Это ведет к выработке особых приемов критического анализа: на нескольких страницах «с необыкновенной точностью и выпуклостью даны едва ли не исчерпывающие формулы, могущие служить ключом к личности и творчеству автора» (М. Кантор об анализе Мочульским Жида), а также определяет круг выбранных для анализа авторов: его подход «скорее историка литературы, чем обозревателя, откликающегося на злобу дня». Этот выбор (Моруа, Пеги, Жид...) характеризует, в частности, формирующуюся духовную ориентацию критика.
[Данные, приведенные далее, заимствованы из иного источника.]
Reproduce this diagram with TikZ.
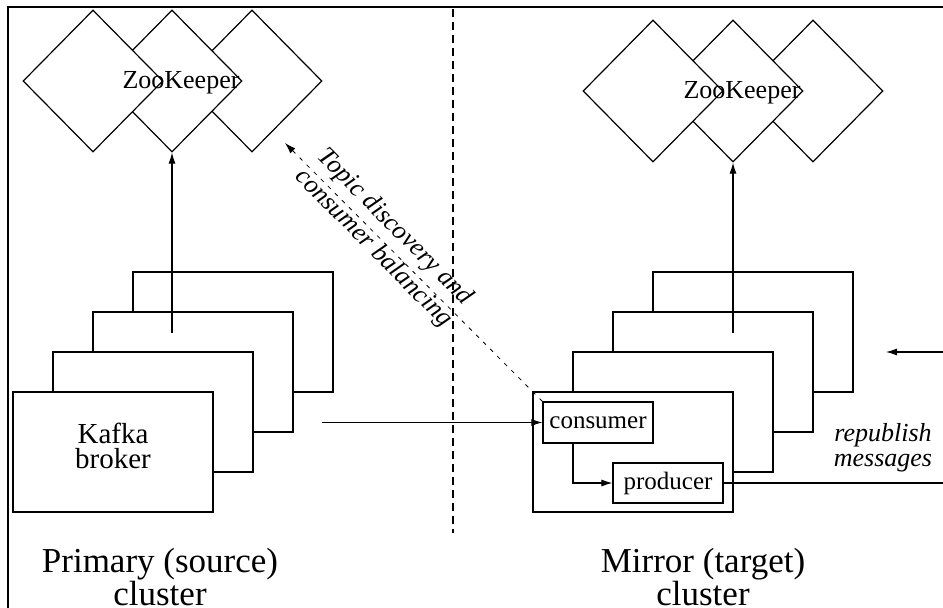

2. Вместе с тем, «взгляд» критика при анализе французской литературы органично переключается на русские имена (разговор о Жиде или Брукнере восходит к Достоевскому) – подобно тому, как анализ русских писателей восполняется созвучиями с западными: Достоевский «за много лет до Пруста, Джойса, символистов и экспрессионистов разбивает условность логической литературной речи и пытается воспроизвести поток мыслей и образов в их непосредственном ассоциативном движении» , меж «реализмом Достоевского и фантастикой Гоффмана нет качественной разницы» или же разговор о Брюсове вырастает в размышления о французском стихе. Основным «методом» становится выстраивание «духовных созвучий» и параллелей, сообразно с ориентацией поисков К. В. Мочульского начала 30-х гг.: литература становится духовным пространством диалога критика и писателя.
3. В 40-е годы это приводит к созданию «духовных биографий» русских писателей: по-прежнему опираясь на факты и детали, которые могут показаться частными, Мочульский выстраивает внутренний путь художника, стремясь «найти ответ на вопрос о том, как человек обретает самого себя, свое религиозное призвание» (Ю. Терапиано).
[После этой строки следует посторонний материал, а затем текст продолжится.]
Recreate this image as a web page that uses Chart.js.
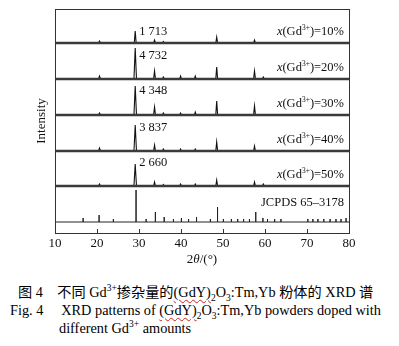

Подобно тому, как его очерки о французских писателях на страницах периодики были предназначены для читателя – эмигранта, его монографии о русских писателях адресованы, в том числе, для французского читателя, о чем свидетельствует переписка, отражающая его озабоченность перевода ми . В этой роли посредника меж двумя литературами, в восприятии французской в последние годы жизни Мочульского особое значение имеет общение с о. Львом Жилле и его литературный круг интересов: на Лурмель у матери Марии Скобцовой возникает своего рода «литературный кружок», и, как результат этого сотрудничества, – мистерии матери Марии и размышления Мочульского о Пеги.
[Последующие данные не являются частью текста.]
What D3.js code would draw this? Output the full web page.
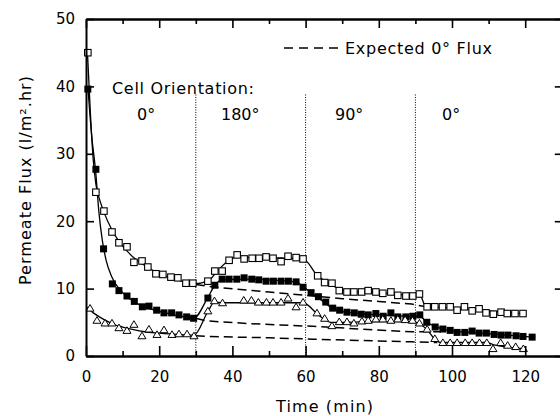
<!DOCTYPE html>
<html><head><meta charset="utf-8">
<script src="https://cdn.jsdelivr.net/npm/d3@7"></script>
<style>
body{margin:0;background:#fff}
svg{display:block}
text{font-family:"DejaVu Sans",sans-serif;fill:#000}
</style>
</head><body>
<svg id="c" width="560" height="416"></svg>
<script>
// ---------- data ----------
const xTickLabels = [0, 20, 40, 60, 80, 100, 120];
const xMinorTicks = [10, 30, 50, 70, 90, 110, 130];
const yTickLabels = [0, 10, 20, 30, 40, 50];
const orientationChanges = [30, 60, 90];
const orientationLabels = ["0°", "180°", "90°", "0°"];
const orientationLabelX = [137, 221, 335, 442];

// open squares
const openT = [0.5,2.7,4.9,7.1,9,11.2,13.1,15.3,16.9,19.1,21,23.2,25.1,27.3,29.2,
  33.3,35.2,37.2,39.1,41.3,43.2,45.4,47.3,49.2,51.1,53.3,55.2,57.4,59.3,
  63.3,65.2,67.2,69.2,71.3,73.2,75.3,77.1,79.2,81.1,83.3,85.2,87.4,89.3,91.1,
  93.2,95.3,97.4,99.5,101.4,103.4,105.5,107.4,109.3,111.3,113.4,115.1,117.2,119.4];
const openF = [45,24.3,21.5,18.4,16.8,16.2,13.9,14.1,13.2,12.2,12.1,11.7,11.6,10.8,10.8,
  11.1,12.6,12.6,14.2,15.0,14.4,14.5,14.5,14.7,14.5,14.0,14.8,14.6,14.4,
  11.9,10.9,10.8,9.7,9.5,9.5,9.5,9.7,9.5,9.3,9.5,9.0,8.9,8.9,9.2,
  7.3,7.3,7.3,7.3,6.8,7.3,6.7,7.0,6.4,6.2,6.5,6.3,6.3,6.3];

// filled squares
const fillT = [0.5,2.7,4.8,7.2,9,11.2,13.2,15.4,17.2,19.3,21.3,23.4,25.4,27.5,29.4,
  33.3,35.2,37.2,39.1,41.2,43.2,45.3,47.2,49.2,51.2,53.3,55.3,57.4,59.3,
  61.5,63.5,65.5,67.4,69.3,71.3,73.3,75.2,77.1,79.2,81.2,83.3,85.2,87.4,89.3,91.2,
  93.1,95.4,97.5,99.5,101.4,103.5,105.5,107.4,109.4,111.5,113.4,115.3,117.5,119.4,121.9];
const fillF = [39.6,27.7,15.9,10.7,9.7,8.9,8.1,7.3,7.4,6.8,6.4,6.4,6.1,5.8,5.6,
  8.6,10.5,11.4,11.4,11.4,11.6,11.4,11.3,11.1,11.1,11.1,11.1,11.0,10.2,
  9.4,8.8,8.0,7.1,6.8,6.5,6.4,6.2,6.1,6.3,5.9,6.4,5.8,5.8,5.9,6.1,
  5.0,4.3,4.0,3.8,3.5,3.5,3.7,3.4,3.4,3.2,3.1,3.1,3.0,2.9,2.8];

// open triangles
const triT = [1.1,3,5.2,7.1,9,11.2,13.1,15.3,17.2,19.4,21.3,23.5,25.4,27.6,29.5,
  33.3,35.1,37.3,43.1,45.2,47.1,49.3,51.1,53.3,55.2,57.4,59.3,
  63.1,65.2,67.2,69.2,71.3,73.2,75.4,77.1,79.2,81.1,83.3,85.2,87.2,89.2,91.1,
  93.2,95.3,97.5,99.5,101.4,103.6,105.5,107.5,109.5,111.2,113.3,115.2,117.4,119.5];
const triF = [7.1,5.3,4.9,4.9,4.2,3.8,4.7,3.0,4.0,3.2,3.9,3.2,3.3,3.3,3.0,
  6.7,8.2,7.9,8.3,8.3,8.0,8.0,8.0,8.0,8.6,7.3,8.0,
  6.4,5.6,4.5,5.1,5.1,4.9,5.2,5.3,5.5,5.5,5.3,5.5,5.4,5.3,4.9,
  4.0,2.6,2.0,2.0,2.0,2.0,2.0,2.0,2.0,1.1,2.0,1.6,1.4,1.1];

// solid fitted lines
const openFitT = [0.4,1.2,2,2.7,3.5,5,7,9,11,13,15,18,21,24,27,29.3,33.3,36,39.1,41.3,45,50,55,59.3,63.3,66,69,72,80,89.5,91.1,92.8,100,110,119.4];
const openFitF = [45,36,29,25.5,23.6,21.2,18.8,17.0,15.7,14.6,13.8,12.8,12.0,11.4,11.0,10.7,11.1,12.7,14.2,14.7,14.6,14.6,14.5,14.4,11.9,10.9,10.0,9.6,9.4,9.0,9.2,7.4,7.1,6.7,6.3];
const fillFitT = [0.5,1.5,2.7,3.5,4.5,5.5,7,9,11,13,15,18,21,24,27,29.4,33.3,35.2,37.2,45,55,57.4,59.3,61.5,65,67.4,70,75,80,89.3,91.2,93.1,95.4,97.5,100,105,110,115,121.9];
const fillFitF = [40,33,27,21.5,17,14.2,11.8,10.0,8.9,8.1,7.5,6.9,6.5,6.1,5.8,5.6,8.7,10.5,11.3,11.4,11.1,11.0,10.3,9.4,8.0,7.0,6.6,6.3,6.1,5.9,5.9,5.0,4.4,4.0,3.7,3.5,3.3,3.1,2.8];
const triFitT = [0,2,4,6,8,10,13,16,20,25,29.5,33.3,35.1,37.3,59.3,63.1,65.2,66.8,70,80,89.2,91.1,93.2,95.3,97,109.5,111.2,119.5];
const triFitF = [7.3,6.4,5.7,5.1,4.6,4.3,3.9,3.6,3.4,3.2,3.1,6.6,8.0,7.9,7.9,6.3,5.4,5.0,5.0,5.1,5.1,4.8,3.9,2.5,2.0,2.0,1.7,1.1];

// dashed "expected 0° flux" lines
const expTopT = [30,37,50,62,70,80,89,93];
const expTopF = [10.6,10.1,9.5,8.9,8.5,8.1,7.7,7.3];
const expMidT = [30,33,45,62,75,89,97];
const expMidF = [5.6,5.2,4.8,4.4,4.0,3.6,3.6];
const expBotT = [30,33,50,62,75,89,96];
const expBotF = [3.0,2.9,2.7,2.5,2.3,2.1,2.0];

const dottedTop = 38.8;

// ---------- drawing ----------
const svg = d3.select("#c");
const x = d3.scaleLinear().domain([0, 130]).range([86, 561.8]);
const y = d3.scaleLinear().domain([0, 50]).range([356, 19]);
const zip = (a, b) => a.map((t, i) => [t, b[i]]);
const line = d3.line().x(d => x(d[0])).y(d => y(d[1]));
const smooth = d3.line().x(d => x(d[0])).y(d => y(d[1])).curve(d3.curveMonotoneX);

// dotted orientation-change lines
svg.append("g").selectAll("line").data(orientationChanges).join("line")
  .attr("x1", d => x(d)).attr("x2", d => x(d))
  .attr("y1", y(dottedTop)).attr("y2", y(0))
  .attr("stroke", "#000").attr("stroke-width", 1).attr("stroke-dasharray", "1,1.5");

// dashed expected lines
[[expTopT, expTopF], [expMidT, expMidF], [expBotT, expBotF]].forEach(([t, f]) => {
  svg.append("path").datum(zip(t, f)).attr("d", line)
    .attr("fill", "none").attr("stroke", "#000").attr("stroke-width", 1.5)
    .attr("stroke-dasharray", "9,5");
});

// fitted solid lines
[[openFitT, openFitF], [fillFitT, fillFitF], [triFitT, triFitF]].forEach(([t, f]) => {
  svg.append("path").datum(zip(t, f)).attr("d", smooth)
    .attr("fill", "none").attr("stroke", "#000").attr("stroke-width", 1.3);
});

// markers
const sq = 6.5;
svg.append("g").selectAll("rect").data(zip(openT, openF)).join("rect")
  .attr("x", d => x(d[0]) - sq / 2).attr("y", d => y(d[1]) - sq / 2)
  .attr("width", sq).attr("height", sq)
  .attr("fill", "#fff").attr("stroke", "#000").attr("stroke-width", 1.1);
svg.append("g").selectAll("rect").data(zip(fillT, fillF)).join("rect")
  .attr("x", d => x(d[0]) - 3.5).attr("y", d => y(d[1]) - 3.5)
  .attr("width", 7).attr("height", 7).attr("fill", "#000");
svg.append("g").selectAll("path").data(zip(triT, triF)).join("path")
  .attr("transform", d => `translate(${x(d[0])},${y(d[1])})`)
  .attr("d", "M0,-3.6L4,3L-4,3Z")
  .attr("fill", "#fff").attr("stroke", "#000").attr("stroke-width", 1);

// axes
function styleAxis(g) {
  g.attr("font-family", "DejaVu Sans").attr("font-size", 15);
  g.select(".domain").attr("stroke-width", 2);
  g.selectAll(".tick line").attr("stroke-width", 1.6);
  g.selectAll(".tick text").attr("fill", "#000");
}
svg.append("g").attr("transform", "translate(0,356)")
  .call(d3.axisBottom(x).tickValues(xTickLabels).tickSize(-10).tickSizeOuter(0).tickPadding(15).tickFormat(d3.format("d")))
  .call(styleAxis);
svg.append("g").attr("transform", "translate(0,356)")
  .call(d3.axisBottom(x).tickValues(xMinorTicks).tickSize(-5).tickSizeOuter(0).tickFormat(""))
  .call(styleAxis);
svg.append("g").attr("transform", "translate(0,19)")
  .call(d3.axisTop(x).tickValues(xTickLabels).tickSize(-9).tickSizeOuter(0).tickFormat(""))
  .call(styleAxis);
svg.append("g").attr("transform", "translate(0,19)")
  .call(d3.axisTop(x).tickValues(xMinorTicks).tickSize(-5).tickSizeOuter(0).tickFormat(""))
  .call(styleAxis);
svg.append("g").attr("transform", "translate(86,0)")
  .call(d3.axisLeft(y).tickValues(yTickLabels).tickSize(-8).tickSizeOuter(0).tickPadding(11).tickFormat(d3.format("d")))
  .call(styleAxis);
svg.append("g").attr("transform", `translate(${x(130)},0)`)
  .call(d3.axisRight(y).tickValues(yTickLabels).tickSize(-7).tickSizeOuter(0).tickFormat(""))
  .call(styleAxis);

// titles
svg.append("text").attr("x", 276).attr("y", 412).attr("font-size", 16)
  .attr("textLength", 97).attr("lengthAdjust", "spacing").text("Time (min)");
svg.append("text").attr("transform", "translate(31,180.5) rotate(-90)")
  .attr("text-anchor", "middle").attr("font-size", 16)
  .attr("textLength", 209).attr("lengthAdjust", "spacing").text("Permeate Flux (l/m².hr)");

// annotations
svg.append("text").attr("x", 112).attr("y", 94).attr("font-size", 16)
  .attr("textLength", 142).attr("lengthAdjust", "spacing").text("Cell Orientation:");
svg.append("g").selectAll("text").data(orientationLabels).join("text")
  .attr("x", (d, i) => orientationLabelX[i]).attr("y", 120).attr("font-size", 16).text(d => d);

// legend
svg.append("line").attr("x1", 284).attr("x2", 338).attr("y1", 48).attr("y2", 48)
  .attr("stroke", "#000").attr("stroke-width", 1.5).attr("stroke-dasharray", "9,6");
svg.append("text").attr("x", 345).attr("y", 54).attr("font-size", 16)
  .attr("textLength", 147).attr("lengthAdjust", "spacing").text("Expected 0° Flux");
</script>
</body></html>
Таким образом, вырисовывается перспектива и интерес изучения творческого наследия Мочульского – критика французской литературы периода «Звена». Как бы ни были скромны эти сочинения, они являют собой своего рода «опавшие листья», включающие опыт импрессионистической эссеистики символистов, элементы компаративистского анализа, при нарастающей философско-религиозной тональности. В этом разнообразии критических подходов все связывается через призму личного восприятия, уводящего нас от критики в академическом смысле слова, а искусству отводится его предопределяющая роль. «Или все должно стать искусством, или искусства вообще не надо», записывает Мочульский незадолго перед смертью; случайное, мимолетное отражает вечное, – возвращая читателя к бодлеровской формуле современного искусства.